_Aim of the exercise_
Copy the records that follow exactly as written, but not their pictures.

_Source data_
━━━━━━
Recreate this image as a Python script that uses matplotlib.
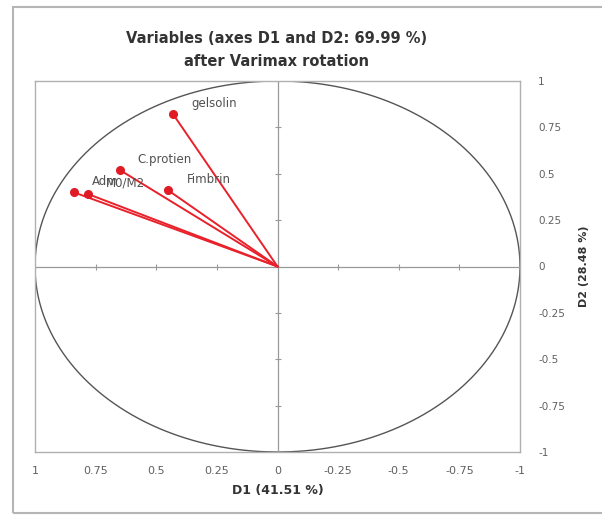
import numpy as np
import matplotlib
matplotlib.use("Agg")
import matplotlib.pyplot as plt
from matplotlib.patches import Rectangle

# variable coordinates on D1 / D2 (after Varimax rotation)
names = ["gelsolin", "C.protien", "Fimbrin", "Adm", "M0/M2"]
d1 = [0.43, 0.65, 0.45, 0.84, 0.78]
d2 = [0.82, 0.52, 0.41, 0.40, 0.39]

ticks = [1, 0.75, 0.5, 0.25, 0, -0.25, -0.5, -0.75, -1]
tick_labels = ["1", "0.75", "0.5", "0.25", "0", "-0.25", "-0.5", "-0.75", "-1"]

fig = plt.figure(figsize=(6.02, 5.16), dpi=100)
ax = fig.add_axes([35 / 602, 1 - 452 / 516, 485 / 602, 371 / 516])

# outer frame of the chart
fig.patches.append(Rectangle((13 / 602, 1 - 513 / 516), 600 / 602, 506 / 516,
                             transform=fig.transFigure, fill=False,
                             edgecolor="#b5b5b5", linewidth=1.5))

ax.set_xlim(1, -1)
ax.set_ylim(-1, 1)

# correlation circle
t = np.linspace(0, 2 * np.pi, 400)
ax.plot(np.cos(t), np.sin(t), color="#555555", linewidth=1.0)

# zero axes with small tick marks
ax.axhline(0, color="#999999", linewidth=0.9)
ax.axvline(0, color="#999999", linewidth=0.9)
inner = [v for v in ticks if v != 0]
ax.plot(inner, [0] * len(inner), linestyle="none", marker="|", markersize=5,
        color="#999999", markeredgewidth=0.8)
ax.plot([0] * len(inner), inner, linestyle="none", marker="_", markersize=5,
        color="#999999", markeredgewidth=0.8)

# vectors
for x, y, n in zip(d1, d2, names):
    ax.plot([0, x], [0, y], color="#e8212b", linewidth=1.4)
    ax.plot(x, y, "o", color="#e01b25", markersize=5.5)
    ax.annotate(n, (x, y), xytext=(18, 11), textcoords="offset pixels",
                fontsize=8.5, color="#505050", va="center", ha="left")

ax.set_xticks(ticks)
ax.set_xticklabels(tick_labels)
ax.set_yticks(ticks)
ax.set_yticklabels(tick_labels)
ax.yaxis.tick_right()
ax.tick_params(axis="x", length=0, pad=10, labelsize=8, labelcolor="#606060")
ax.tick_params(axis="y", length=0, pad=13, labelsize=7.5, labelcolor="#606060")
for lbl in ax.get_yticklabels():
    lbl.set_horizontalalignment("left")

for s in ax.spines.values():
    s.set_color("#b0b0b0")
    s.set_linewidth(1.0)

ax.set_xlabel("D1 (41.51 %)", fontsize=9, fontweight="bold", color="#333333", labelpad=6)
fig.text(584 / 602, 1 - 266 / 516, "D2 (28.48 %)", rotation=90, ha="center", va="center",
         fontsize=8, fontweight="bold", color="#333333")

fig.text(277 / 602, 1 - 50 / 516, "Variables (axes D1 and D2: 69.99 %)\nafter Varimax rotation",
         ha="center", va="center", fontsize=10.5, fontweight="bold", color="#333333",
         linespacing=1.6)

fig.savefig("out.png", dpi=100)
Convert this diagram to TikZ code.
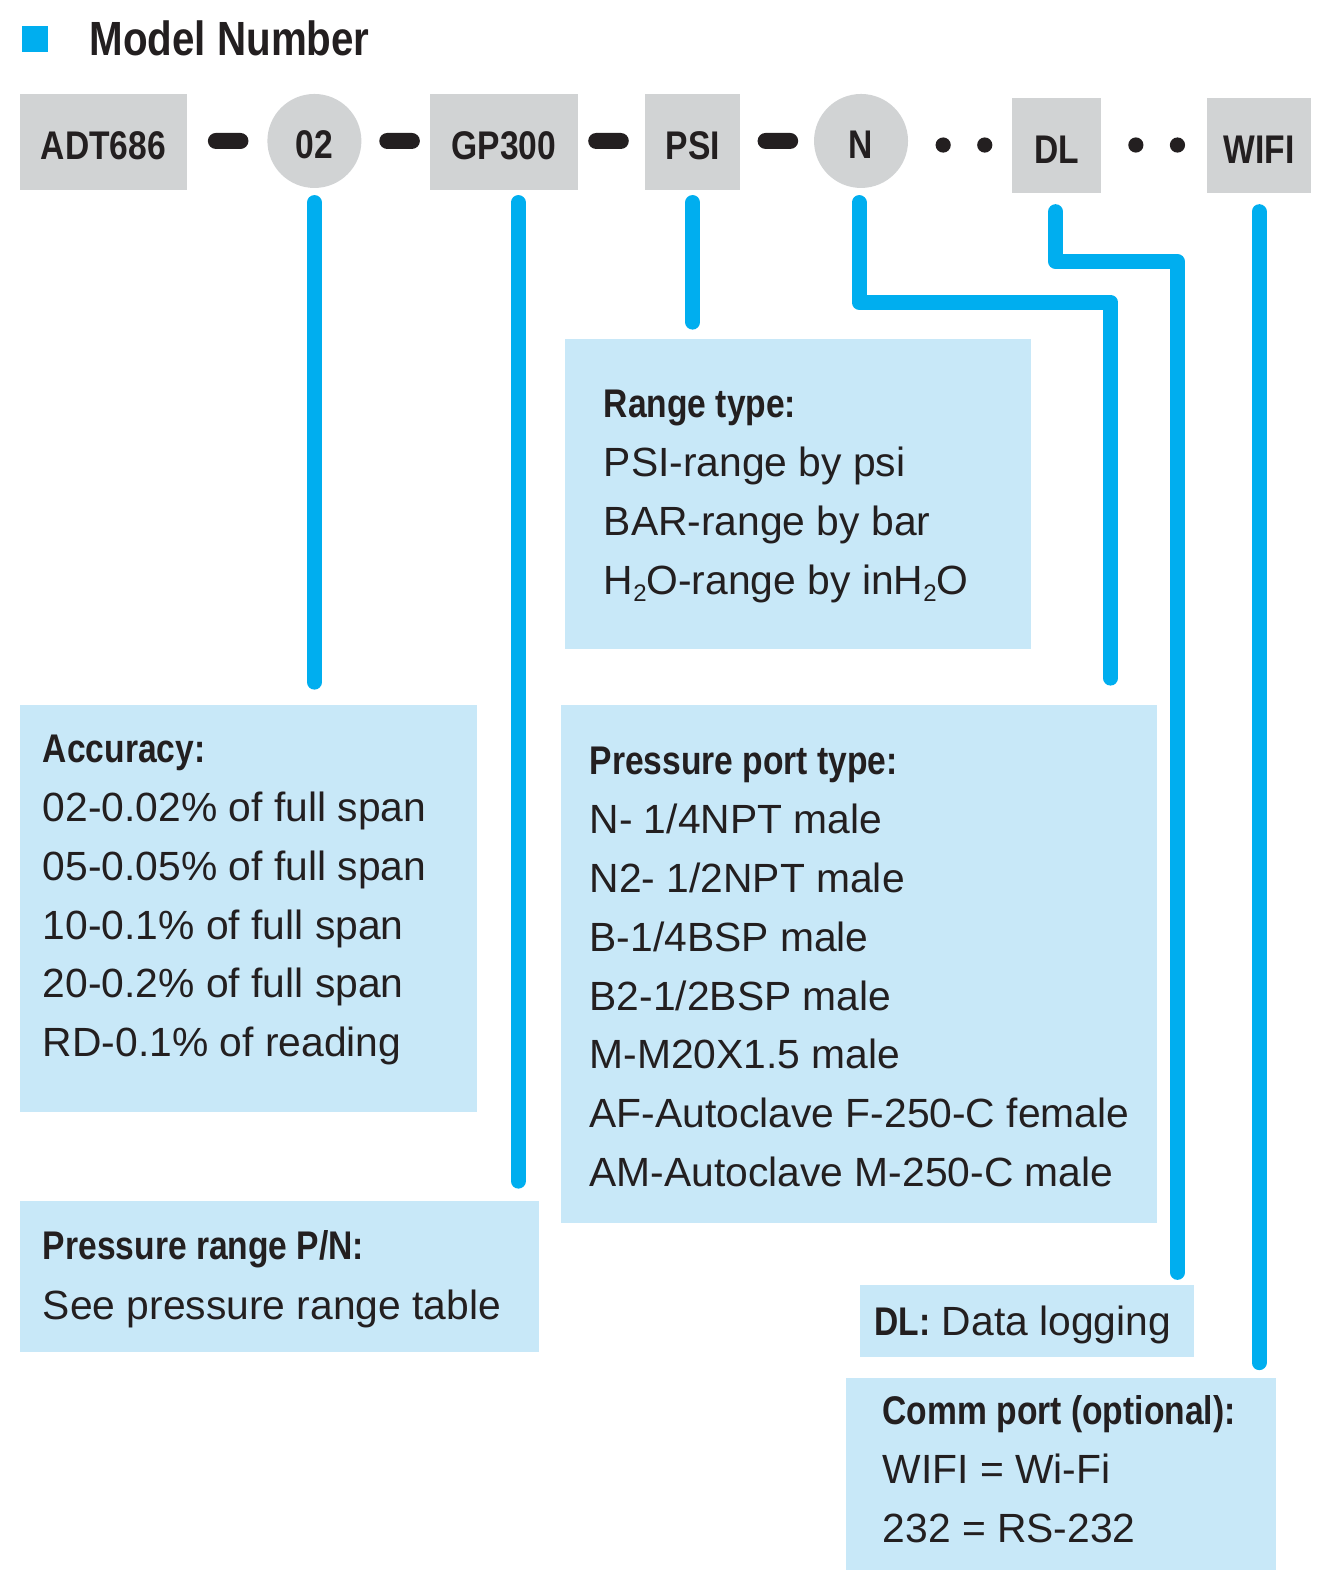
━━━━━━
_Exercise solution_
Recreate this image as a Python script that uses matplotlib.
import numpy as np
import matplotlib
matplotlib.use("Agg")
import matplotlib.pyplot as plt
from matplotlib.patches import Rectangle

# variable coordinates on D1 / D2 (after Varimax rotation)
names = ["gelsolin", "C.protien", "Fimbrin", "Adm", "M0/M2"]
d1 = [0.43, 0.65, 0.45, 0.84, 0.78]
d2 = [0.82, 0.52, 0.41, 0.40, 0.39]

ticks = [1, 0.75, 0.5, 0.25, 0, -0.25, -0.5, -0.75, -1]
tick_labels = ["1", "0.75", "0.5", "0.25", "0", "-0.25", "-0.5", "-0.75", "-1"]

fig = plt.figure(figsize=(6.02, 5.16), dpi=100)
ax = fig.add_axes([35 / 602, 1 - 452 / 516, 485 / 602, 371 / 516])

# outer frame of the chart
fig.patches.append(Rectangle((13 / 602, 1 - 513 / 516), 600 / 602, 506 / 516,
                             transform=fig.transFigure, fill=False,
                             edgecolor="#b5b5b5", linewidth=1.5))

ax.set_xlim(1, -1)
ax.set_ylim(-1, 1)

# correlation circle
t = np.linspace(0, 2 * np.pi, 400)
ax.plot(np.cos(t), np.sin(t), color="#555555", linewidth=1.0)

# zero axes with small tick marks
ax.axhline(0, color="#999999", linewidth=0.9)
ax.axvline(0, color="#999999", linewidth=0.9)
inner = [v for v in ticks if v != 0]
ax.plot(inner, [0] * len(inner), linestyle="none", marker="|", markersize=5,
        color="#999999", markeredgewidth=0.8)
ax.plot([0] * len(inner), inner, linestyle="none", marker="_", markersize=5,
        color="#999999", markeredgewidth=0.8)

# vectors
for x, y, n in zip(d1, d2, names):
    ax.plot([0, x], [0, y], color="#e8212b", linewidth=1.4)
    ax.plot(x, y, "o", color="#e01b25", markersize=5.5)
    ax.annotate(n, (x, y), xytext=(18, 11), textcoords="offset pixels",
                fontsize=8.5, color="#505050", va="center", ha="left")

ax.set_xticks(ticks)
ax.set_xticklabels(tick_labels)
ax.set_yticks(ticks)
ax.set_yticklabels(tick_labels)
ax.yaxis.tick_right()
ax.tick_params(axis="x", length=0, pad=10, labelsize=8, labelcolor="#606060")
ax.tick_params(axis="y", length=0, pad=13, labelsize=7.5, labelcolor="#606060")
for lbl in ax.get_yticklabels():
    lbl.set_horizontalalignment("left")

for s in ax.spines.values():
    s.set_color("#b0b0b0")
    s.set_linewidth(1.0)

ax.set_xlabel("D1 (41.51 %)", fontsize=9, fontweight="bold", color="#333333", labelpad=6)
fig.text(584 / 602, 1 - 266 / 516, "D2 (28.48 %)", rotation=90, ha="center", va="center",
         fontsize=8, fontweight="bold", color="#333333")

fig.text(277 / 602, 1 - 50 / 516, "Variables (axes D1 and D2: 69.99 %)\nafter Varimax rotation",
         ha="center", va="center", fontsize=10.5, fontweight="bold", color="#333333",
         linespacing=1.6)

fig.savefig("out.png", dpi=100)
Convert this diagram to TikZ code.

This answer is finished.